• _Aim_
Leave out the pictures and print only the lines from the one with "Write a Python" through the one with "import plotly.graph_objects as go", exactly as they are.

• _Data supplied_
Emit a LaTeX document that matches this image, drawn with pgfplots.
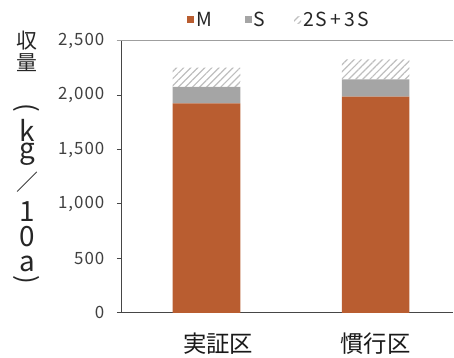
\documentclass[border=0pt]{standalone}
\usepackage{fontspec}
\setmainfont{Noto Sans CJK JP}
\newfontfamily\tickfont[LetterSpace=6]{Noto Sans CJK JP}
\newfontfamily\legfont[LetterSpace=10]{Noto Sans CJK JP}
\usepackage{pgfplots}
\usepackage{pgfplotstable}
\pgfplotsset{compat=1.18}
\usetikzlibrary{patterns.meta,calc}

\definecolor{cM}{RGB}{185,93,48}
\definecolor{cS}{RGB}{165,165,165}
\definecolor{cH}{RGB}{190,190,190}
\definecolor{axisgray}{RGB}{70,70,70}
\definecolor{textgray}{RGB}{64,64,64}

% yield by grade (kg/10a)
\pgfplotstableread{
x M S H
0 1925 150 177
1 1985 160 183
}\yield

\begin{document}
\begin{tikzpicture}
\begin{axis}[
  name=ax,
  scale only axis, width=332bp, height=272.6bp,
  ybar stacked, bar width=0.4,
  xmin=-0.5, xmax=1.46, ymin=0, ymax=2500,
  axis x line*=bottom, axis y line*=left,
  axis line style={draw=axisgray, line width=1bp},
  xtick={0,1}, xticklabels={\hphantom{区}実証区,慣行区},
  x tick label style={font=\fontsize{23.5}{23.5}\selectfont, text=black!90, yshift=-11bp},
  x tick style={draw=none},
  ytick={0,500,...,2500},
  y tick label style={font=\tickfont\fontsize{17}{17}\selectfont, text=textgray, xshift=-9bp},
  yticklabel style={/pgf/number format/.cd, 1000 sep={,}, assume math mode=true},
  y tick style={draw=axisgray, line width=1bp},
  tick align=outside, major tick length=5bp,
  legend columns=-1,
  legend style={draw=none, fill=none, inner sep=0pt, at={(0.196,1.076)}, anchor=west,
    font=\legfont\fontsize{19.5}{19.5}\selectfont, text=black!85,
    /tikz/column 2/.append style={column sep=31bp},
    /tikz/column 4/.append style={column sep=27bp},
    nodes={inner xsep=2bp}},
  legend image code/.code={\fill[#1] (0bp,-3.5bp) rectangle (7bp,3.5bp);},
]
\addplot[fill=cM, draw=none] table[x=x, y=M] {\yield};
\addplot[fill=cS, draw=none] table[x=x, y=S] {\yield};
\addplot[draw=none, pattern={Lines[angle=45, distance=5bp, line width=1.2bp]}, pattern color=cH] table[x=x, y=H] {\yield};
\legend{M, S, 2S\,+\,3S}
\end{axis}
\draw[color=gray!75, line width=1.2bp] ($(ax.north west)+(-5bp,0)$) -- (ax.north east);
% vertical axis title, one character per line
\foreach \ch/\yy/\fs in {収/264.8/21, 量/242.8/21, k/171.3/28, g/154.3/28,
    ／/122.3/22, 1/91.3/28, 0/66.3/28, a/41.3/28}
  \node[font=\fontsize{\fs}{\fs}\selectfont, inner sep=0pt, text=black!85, anchor=base]
    at ($(ax.south west)+(-95bp,\yy bp)$) {\ch};
\node[font=\fontsize{26}{26}\selectfont, inner sep=0pt, text=black!85, rotate=-90]
  at ($(ax.south west)+(-95bp,204.8bp)$) {(};
\node[font=\fontsize{26}{26}\selectfont, inner sep=0pt, text=black!85, rotate=-90]
  at ($(ax.south west)+(-95bp,33.3bp)$) {)};
\path[use as bounding box] ($(ax.south west)+(-122bp,-33.7bp)$) rectangle ($(ax.north east)+(0bp,40.7bp)$);
\end{tikzpicture}
\end{document}
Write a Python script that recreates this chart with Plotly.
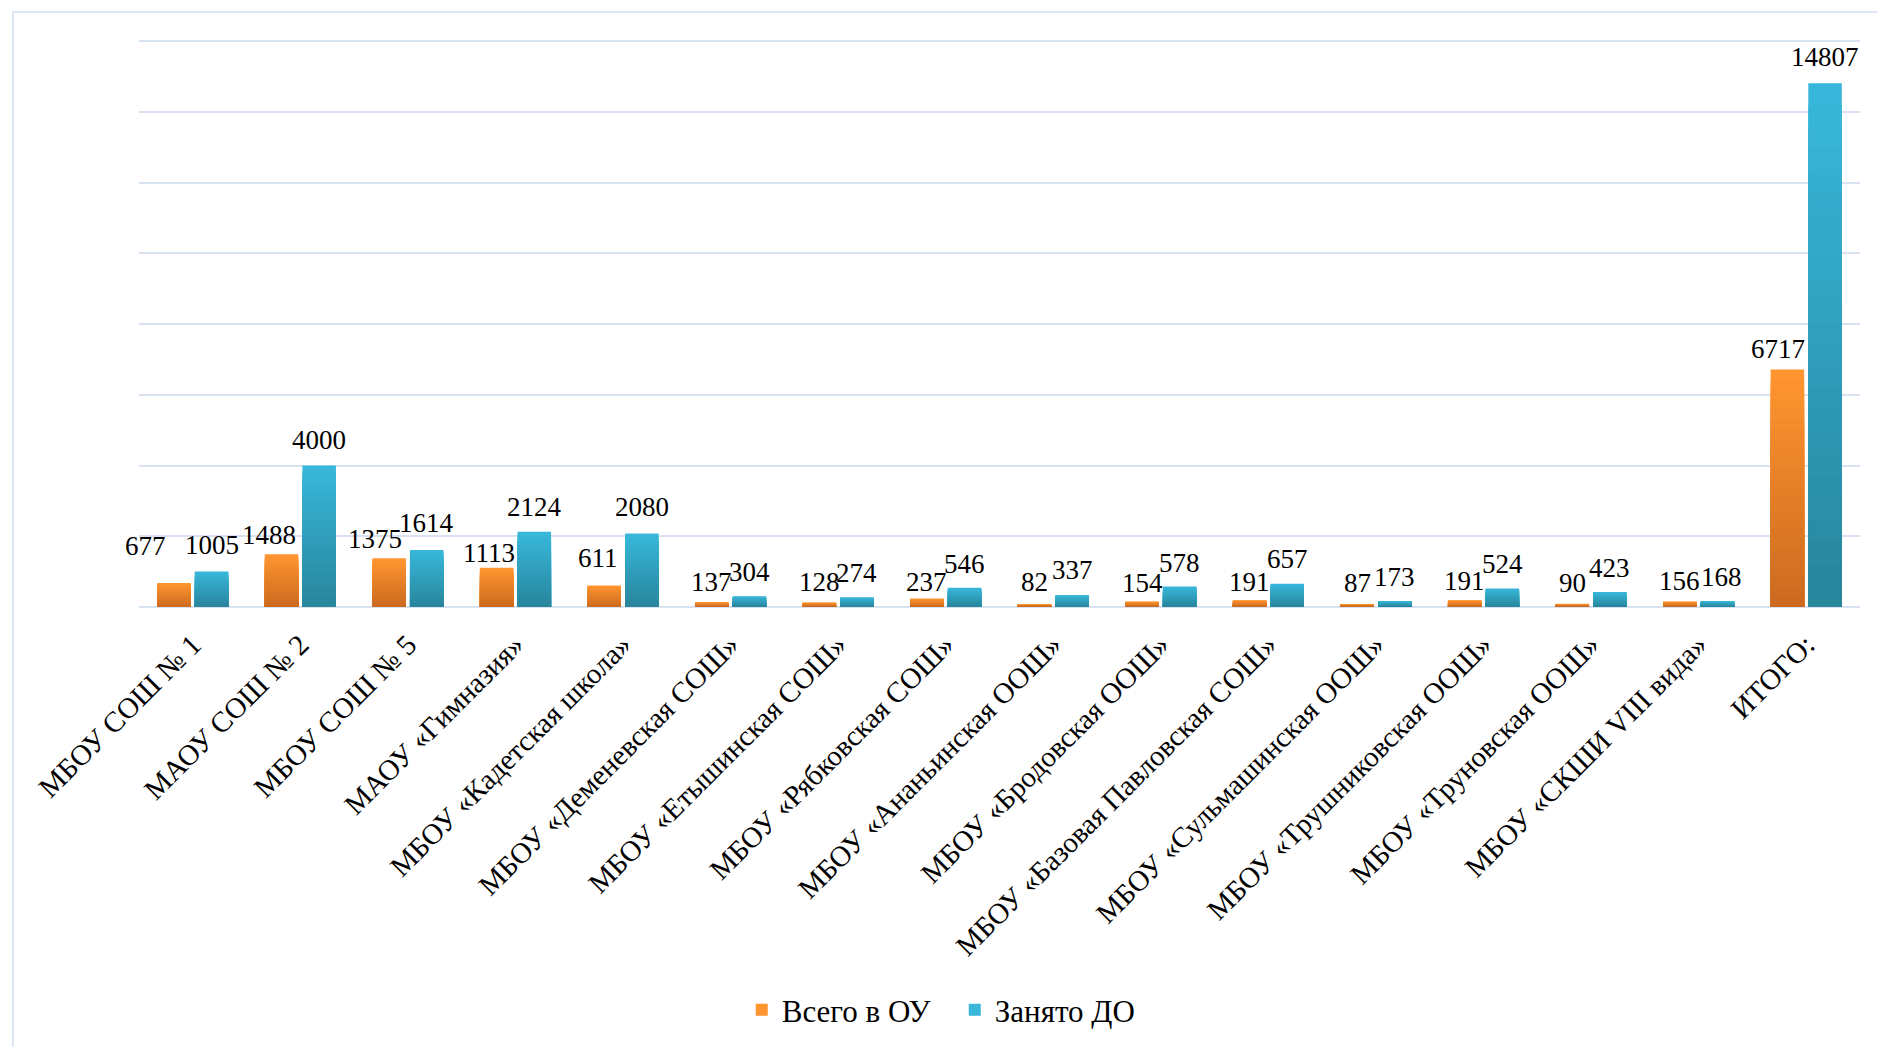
import plotly.graph_objects as go

categories = [
    "МБОУ СОШ № 1", "МАОУ СОШ № 2", "МБОУ СОШ № 5", "МАОУ «Гимназия»",
    "МБОУ «Кадетская школа»", "МБОУ «Деменевская СОШ»", "МБОУ «Етышинская СОШ»",
    "МБОУ «Рябковская СОШ»", "МБОУ «Ананьинская ООШ»", "МБОУ «Бродовская ООШ»",
    "МБОУ «Базовая Павловская СОШ»", "МБОУ «Сульмашинская ООШ»",
    "МБОУ «Трушниковская ООШ»", "МБОУ «Труновская ООШ»", "МБОУ «СКШИ VIII вида»",
    "ИТОГО:",
]
vsego_ou = [677, 1488, 1375, 1113, 611, 137, 128, 237, 82, 154, 191, 87, 191, 90, 156, 6717]
zanyato_do = [1005, 4000, 1614, 2124, 2080, 304, 274, 546, 337, 578, 657, 173, 524, 423, 168, 14807]
series_names = ["Всего в ОУ", "Занято ДО"]

# data-label nudges (pixels) as placed in the original chart
orange_label_dx = [-28, -13, -14, -8, -6, 0, 0, 0, 0, 0, 0, 0, 0, 0, 0, -9]
orange_label_dy = [37, 19, 19, 15, 27, 20, 20, 17, 22, 19, 18, 21, 19, 21, 20, 20]
blue_label_dx = [0, 0, 0, 0, 0, 0, 0, 0, 0, 0, 0, 0, 0, 0, 4, 0]
blue_label_dy = [26, 26, 27, 25, 26, 24, 24, 24, 25, 24, 25, 24, 24, 24, 24, 26]

FONT = "Liberation Serif"
N_LAYERS = 24
W, H = 1885, 1047
M = dict(l=131, r=33, t=32, b=448)
BARGAP, GROUPGAP = 0.30, 0.11


def hex2rgb(h):
    h = h.lstrip("#")
    return tuple(int(h[i:i + 2], 16) for i in (0, 2, 4))


def mix(c1, c2, t):
    a, b = hex2rgb(c1), hex2rgb(c2)
    return "rgb(%d,%d,%d)" % tuple(round(a[i] + (b[i] - a[i]) * t) for i in range(3))


fig = go.Figure()
styles = [
    (series_names[0], vsego_ou, "#FF9530", "#CC6B20", "g1"),
    (series_names[1], zanyato_do, "#38B7DA", "#28869D", "g2"),
]
for name, vals, top, bottom, grp in styles:
    for k in range(N_LAYERS):
        frac = 1 - k / N_LAYERS
        first = k == 0
        fig.add_trace(go.Bar(
            x=categories,
            y=[v * frac for v in vals],
            name=name,
            offsetgroup=grp,
            legendgroup=grp,
            showlegend=first,
            marker=dict(color=mix(top, bottom, k / (N_LAYERS - 1)), line=dict(width=0)),
            hoverinfo="x+y" if first else "skip",
        ))

# data labels
cat_w = (W - M["l"] - M["r"]) / len(categories)
slot = (1 - BARGAP) * cat_w / 2
annotations = []
for vals, dxs, dys, side in [
    (vsego_ou, orange_label_dx, orange_label_dy, -1),
    (zanyato_do, blue_label_dx, blue_label_dy, 1),
]:
    for cat, v, dx, dy in zip(categories, vals, dxs, dys):
        annotations.append(dict(
            x=cat, y=v, xref="x", yref="y", text=str(v), showarrow=False,
            xanchor="center", yanchor="middle",
            xshift=side * slot / 2 + dx, yshift=dy,
            font=dict(family=FONT, size=27, color="black"),
        ))

fig.update_layout(
    width=W, height=H,
    paper_bgcolor="white", plot_bgcolor="white",
    barmode="group", bargap=BARGAP, bargroupgap=GROUPGAP,
    margin=M,
    font=dict(family=FONT, color="black"),
    annotations=annotations,
    legend=dict(
        orientation="h", x=0.474, xanchor="center", y=-0.711, yanchor="middle",
        font=dict(family=FONT, size=31, color="black"),
        traceorder="normal", entrywidth=168, entrywidthmode="pixels",
    ),
    xaxis=dict(
        range=[-0.5, len(categories) - 0.5], autorange=False,
        tickangle=-45, tickfont=dict(family=FONT, size=29, color="black"),
        showline=False, showgrid=False, ticks="", automargin=False,
        ticklabelstandoff=14,
    ),
    yaxis=dict(
        range=[0, 16030], autorange=False,
        tickvals=[2000, 4000, 6000, 8000, 10000, 12000, 14000, 16000],
        showticklabels=False,
        showgrid=True, gridcolor="#D9E2F1", gridwidth=2,
        zeroline=True, zerolinecolor="#D9E2F1", zerolinewidth=2,
        showline=False, automargin=False, fixedrange=True,
    ),
    shapes=[dict(
        type="rect", xref="paper", yref="paper",
        x0=-0.0732, x1=1.03, y0=-0.85, y1=1.0494,
        line=dict(color="#DCE5F3", width=2), fillcolor="rgba(0,0,0,0)", layer="below",
    )],
)

fig.write_html("out.html")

• _Response to the exercise_
Write a Python script that recreates this chart with Plotly.
import plotly.graph_objects as go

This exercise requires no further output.